-- begin DATA FOR THIS TASK --

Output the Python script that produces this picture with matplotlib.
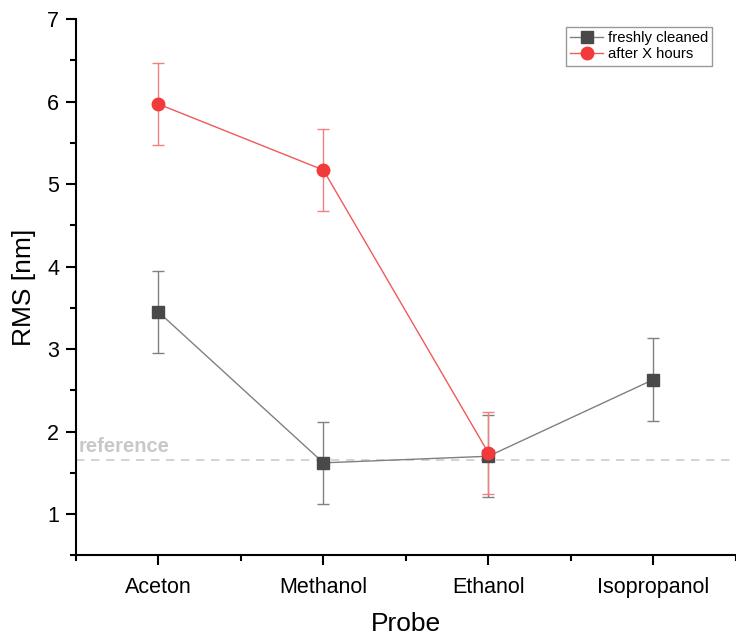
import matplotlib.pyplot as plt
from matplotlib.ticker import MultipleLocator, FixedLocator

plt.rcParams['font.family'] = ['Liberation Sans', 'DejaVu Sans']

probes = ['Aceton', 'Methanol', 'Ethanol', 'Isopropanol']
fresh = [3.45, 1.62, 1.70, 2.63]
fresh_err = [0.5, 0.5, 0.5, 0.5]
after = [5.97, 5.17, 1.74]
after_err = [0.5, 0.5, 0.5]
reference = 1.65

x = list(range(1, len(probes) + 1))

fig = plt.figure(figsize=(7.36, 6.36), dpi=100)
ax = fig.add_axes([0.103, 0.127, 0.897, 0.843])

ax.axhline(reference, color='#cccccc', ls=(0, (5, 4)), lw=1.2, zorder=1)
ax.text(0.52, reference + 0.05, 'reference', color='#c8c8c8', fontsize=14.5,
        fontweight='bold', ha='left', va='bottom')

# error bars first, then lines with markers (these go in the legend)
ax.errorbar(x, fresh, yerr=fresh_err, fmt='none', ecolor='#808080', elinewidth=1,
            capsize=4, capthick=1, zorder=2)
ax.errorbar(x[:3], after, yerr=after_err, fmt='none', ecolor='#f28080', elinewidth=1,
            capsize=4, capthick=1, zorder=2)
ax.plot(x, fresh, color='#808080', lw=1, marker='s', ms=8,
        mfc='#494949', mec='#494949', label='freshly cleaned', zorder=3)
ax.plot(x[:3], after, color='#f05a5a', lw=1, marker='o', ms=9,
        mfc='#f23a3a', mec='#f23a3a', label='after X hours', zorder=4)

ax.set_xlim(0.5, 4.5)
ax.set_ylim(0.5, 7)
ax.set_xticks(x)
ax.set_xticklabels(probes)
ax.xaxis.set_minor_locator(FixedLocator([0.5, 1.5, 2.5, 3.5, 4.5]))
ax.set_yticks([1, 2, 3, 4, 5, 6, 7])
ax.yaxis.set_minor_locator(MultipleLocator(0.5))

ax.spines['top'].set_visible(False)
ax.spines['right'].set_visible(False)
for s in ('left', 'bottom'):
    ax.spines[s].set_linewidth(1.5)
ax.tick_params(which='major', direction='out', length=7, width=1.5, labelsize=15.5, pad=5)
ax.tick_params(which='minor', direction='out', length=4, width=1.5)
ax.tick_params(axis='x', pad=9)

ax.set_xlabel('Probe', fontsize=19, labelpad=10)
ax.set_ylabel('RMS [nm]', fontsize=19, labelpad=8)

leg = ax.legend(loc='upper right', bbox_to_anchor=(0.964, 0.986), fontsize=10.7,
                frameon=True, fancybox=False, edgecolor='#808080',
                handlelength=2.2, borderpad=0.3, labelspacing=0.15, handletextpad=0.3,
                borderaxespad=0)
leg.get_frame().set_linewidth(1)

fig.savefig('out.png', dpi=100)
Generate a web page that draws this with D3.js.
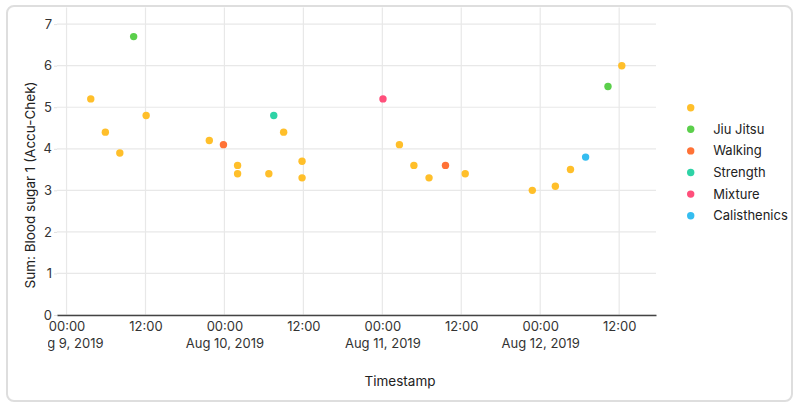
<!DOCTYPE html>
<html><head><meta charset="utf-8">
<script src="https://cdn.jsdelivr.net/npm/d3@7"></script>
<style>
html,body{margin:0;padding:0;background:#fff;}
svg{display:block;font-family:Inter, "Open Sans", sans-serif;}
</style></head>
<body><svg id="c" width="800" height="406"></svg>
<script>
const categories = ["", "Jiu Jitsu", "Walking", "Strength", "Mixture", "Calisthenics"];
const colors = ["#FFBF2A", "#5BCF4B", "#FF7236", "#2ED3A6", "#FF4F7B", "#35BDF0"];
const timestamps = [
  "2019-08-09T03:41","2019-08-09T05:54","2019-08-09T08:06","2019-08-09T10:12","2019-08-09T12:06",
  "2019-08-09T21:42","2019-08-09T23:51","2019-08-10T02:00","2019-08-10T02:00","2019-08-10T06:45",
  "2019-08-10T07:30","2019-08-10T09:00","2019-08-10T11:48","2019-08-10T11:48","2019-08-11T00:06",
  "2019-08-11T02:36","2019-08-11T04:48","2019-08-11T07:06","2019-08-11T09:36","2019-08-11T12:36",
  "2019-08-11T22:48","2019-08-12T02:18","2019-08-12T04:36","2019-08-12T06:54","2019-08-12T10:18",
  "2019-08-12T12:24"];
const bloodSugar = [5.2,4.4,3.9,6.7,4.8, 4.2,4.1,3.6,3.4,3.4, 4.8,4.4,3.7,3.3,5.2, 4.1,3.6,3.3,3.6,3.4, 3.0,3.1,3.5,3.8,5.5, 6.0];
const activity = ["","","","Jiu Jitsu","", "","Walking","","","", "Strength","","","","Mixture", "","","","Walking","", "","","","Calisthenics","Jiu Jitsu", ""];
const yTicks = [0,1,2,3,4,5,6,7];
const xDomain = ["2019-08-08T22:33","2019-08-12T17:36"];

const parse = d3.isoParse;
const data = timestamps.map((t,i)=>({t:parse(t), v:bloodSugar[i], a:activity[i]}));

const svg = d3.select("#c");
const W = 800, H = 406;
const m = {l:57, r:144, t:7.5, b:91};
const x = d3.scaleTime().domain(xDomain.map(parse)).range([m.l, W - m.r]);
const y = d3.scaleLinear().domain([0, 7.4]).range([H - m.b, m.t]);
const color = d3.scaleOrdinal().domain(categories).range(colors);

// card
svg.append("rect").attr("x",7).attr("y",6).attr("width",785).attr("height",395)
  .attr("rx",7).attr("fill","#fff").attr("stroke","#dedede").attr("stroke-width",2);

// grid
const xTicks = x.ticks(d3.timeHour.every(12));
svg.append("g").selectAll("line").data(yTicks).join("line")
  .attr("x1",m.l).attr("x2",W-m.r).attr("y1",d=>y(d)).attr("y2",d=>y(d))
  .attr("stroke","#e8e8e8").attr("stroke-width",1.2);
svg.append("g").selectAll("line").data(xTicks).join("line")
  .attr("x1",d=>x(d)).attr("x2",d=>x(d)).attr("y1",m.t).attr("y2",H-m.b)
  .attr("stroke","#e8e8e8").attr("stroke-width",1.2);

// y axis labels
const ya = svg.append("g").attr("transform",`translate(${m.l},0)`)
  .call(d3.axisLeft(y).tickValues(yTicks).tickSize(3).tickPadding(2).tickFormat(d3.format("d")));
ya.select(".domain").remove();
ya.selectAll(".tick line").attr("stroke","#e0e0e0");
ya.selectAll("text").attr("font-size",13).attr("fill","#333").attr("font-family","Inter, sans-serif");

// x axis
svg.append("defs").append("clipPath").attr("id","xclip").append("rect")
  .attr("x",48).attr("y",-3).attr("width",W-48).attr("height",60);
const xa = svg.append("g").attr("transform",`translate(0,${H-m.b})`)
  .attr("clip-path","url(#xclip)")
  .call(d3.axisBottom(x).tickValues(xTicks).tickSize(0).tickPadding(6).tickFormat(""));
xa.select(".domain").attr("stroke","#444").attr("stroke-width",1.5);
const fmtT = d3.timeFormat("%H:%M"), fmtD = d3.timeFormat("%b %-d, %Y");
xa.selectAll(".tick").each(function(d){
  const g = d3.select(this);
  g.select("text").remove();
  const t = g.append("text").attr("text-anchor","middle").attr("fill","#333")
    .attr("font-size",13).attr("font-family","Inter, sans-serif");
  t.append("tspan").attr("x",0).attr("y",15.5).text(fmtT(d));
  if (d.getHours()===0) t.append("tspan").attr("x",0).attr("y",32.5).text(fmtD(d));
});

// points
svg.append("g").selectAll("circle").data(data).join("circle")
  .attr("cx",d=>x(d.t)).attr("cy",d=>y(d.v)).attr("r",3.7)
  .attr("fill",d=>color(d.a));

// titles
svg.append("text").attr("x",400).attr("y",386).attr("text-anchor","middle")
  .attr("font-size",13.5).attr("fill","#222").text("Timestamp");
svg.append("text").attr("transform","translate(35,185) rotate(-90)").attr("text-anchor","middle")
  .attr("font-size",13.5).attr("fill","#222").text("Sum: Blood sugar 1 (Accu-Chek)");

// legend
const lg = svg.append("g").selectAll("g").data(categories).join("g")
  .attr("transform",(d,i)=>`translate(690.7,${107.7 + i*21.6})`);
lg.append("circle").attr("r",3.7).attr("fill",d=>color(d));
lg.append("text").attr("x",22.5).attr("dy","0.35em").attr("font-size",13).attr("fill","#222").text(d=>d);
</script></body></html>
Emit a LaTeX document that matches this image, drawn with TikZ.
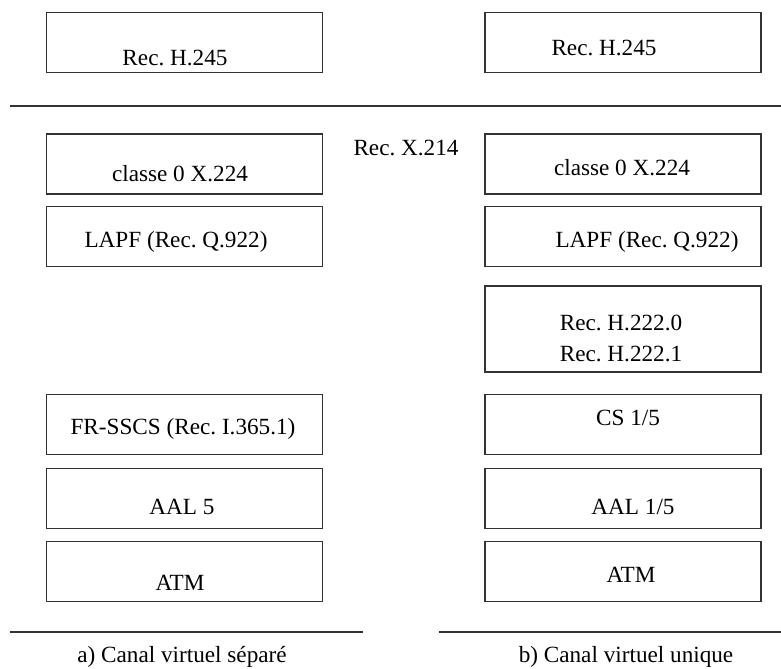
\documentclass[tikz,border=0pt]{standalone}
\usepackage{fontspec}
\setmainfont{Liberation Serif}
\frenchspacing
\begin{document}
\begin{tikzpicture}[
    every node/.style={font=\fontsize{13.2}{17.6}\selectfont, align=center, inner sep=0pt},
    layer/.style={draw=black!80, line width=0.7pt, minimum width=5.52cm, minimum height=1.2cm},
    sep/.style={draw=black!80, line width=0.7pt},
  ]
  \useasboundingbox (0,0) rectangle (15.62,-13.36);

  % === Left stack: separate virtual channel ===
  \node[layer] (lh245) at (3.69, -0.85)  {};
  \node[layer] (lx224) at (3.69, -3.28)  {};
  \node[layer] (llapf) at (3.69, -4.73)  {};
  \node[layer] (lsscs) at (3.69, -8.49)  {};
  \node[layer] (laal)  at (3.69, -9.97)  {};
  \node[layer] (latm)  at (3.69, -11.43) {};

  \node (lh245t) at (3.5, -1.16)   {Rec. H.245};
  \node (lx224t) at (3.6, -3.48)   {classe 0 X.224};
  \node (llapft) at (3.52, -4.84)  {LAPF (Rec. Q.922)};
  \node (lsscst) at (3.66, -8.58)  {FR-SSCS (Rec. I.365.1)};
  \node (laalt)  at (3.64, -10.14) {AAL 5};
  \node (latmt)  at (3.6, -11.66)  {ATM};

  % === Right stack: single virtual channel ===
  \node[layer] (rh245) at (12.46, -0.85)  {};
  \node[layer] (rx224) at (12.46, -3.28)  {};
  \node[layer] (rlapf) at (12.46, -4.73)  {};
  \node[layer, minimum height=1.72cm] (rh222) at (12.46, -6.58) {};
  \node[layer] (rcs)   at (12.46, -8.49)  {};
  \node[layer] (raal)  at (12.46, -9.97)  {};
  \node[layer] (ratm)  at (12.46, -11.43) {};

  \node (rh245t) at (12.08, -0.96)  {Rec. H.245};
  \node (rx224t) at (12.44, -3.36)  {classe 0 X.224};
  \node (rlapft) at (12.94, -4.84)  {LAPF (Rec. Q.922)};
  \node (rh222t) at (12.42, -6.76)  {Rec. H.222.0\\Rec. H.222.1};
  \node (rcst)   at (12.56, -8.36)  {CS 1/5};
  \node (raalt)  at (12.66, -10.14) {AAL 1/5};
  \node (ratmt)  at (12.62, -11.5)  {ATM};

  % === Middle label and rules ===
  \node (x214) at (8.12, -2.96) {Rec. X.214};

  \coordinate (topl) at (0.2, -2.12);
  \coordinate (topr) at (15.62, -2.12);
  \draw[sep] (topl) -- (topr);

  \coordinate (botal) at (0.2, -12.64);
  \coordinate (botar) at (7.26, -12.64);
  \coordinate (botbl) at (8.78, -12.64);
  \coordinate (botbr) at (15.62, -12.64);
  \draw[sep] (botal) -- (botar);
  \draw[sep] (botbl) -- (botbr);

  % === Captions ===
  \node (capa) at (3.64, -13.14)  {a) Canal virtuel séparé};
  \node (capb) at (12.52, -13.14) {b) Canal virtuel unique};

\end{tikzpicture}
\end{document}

-- end DATA FOR THIS TASK --

SET TASK
Nothing but the lines from the one containing "Emit a LaTeX" through the one containing "at (3.69, -11.43)" should appear in your copy, exactly as written and without pictures.

IN RESPONSE
Emit a LaTeX document that matches this image, drawn with TikZ.
\documentclass[tikz,border=0pt]{standalone}
\usepackage{fontspec}
\setmainfont{Liberation Serif}
\frenchspacing
\begin{document}
\begin{tikzpicture}[
    every node/.style={font=\fontsize{13.2}{17.6}\selectfont, align=center, inner sep=0pt},
    layer/.style={draw=black!80, line width=0.7pt, minimum width=5.52cm, minimum height=1.2cm},
    sep/.style={draw=black!80, line width=0.7pt},
  ]
  \useasboundingbox (0,0) rectangle (15.62,-13.36);

  % === Left stack: separate virtual channel ===
  \node[layer] (lh245) at (3.69, -0.85)  {};
  \node[layer] (lx224) at (3.69, -3.28)  {};
  \node[layer] (llapf) at (3.69, -4.73)  {};
  \node[layer] (lsscs) at (3.69, -8.49)  {};
  \node[layer] (laal)  at (3.69, -9.97)  {};
  \node[layer] (latm)  at (3.69, -11.43) {};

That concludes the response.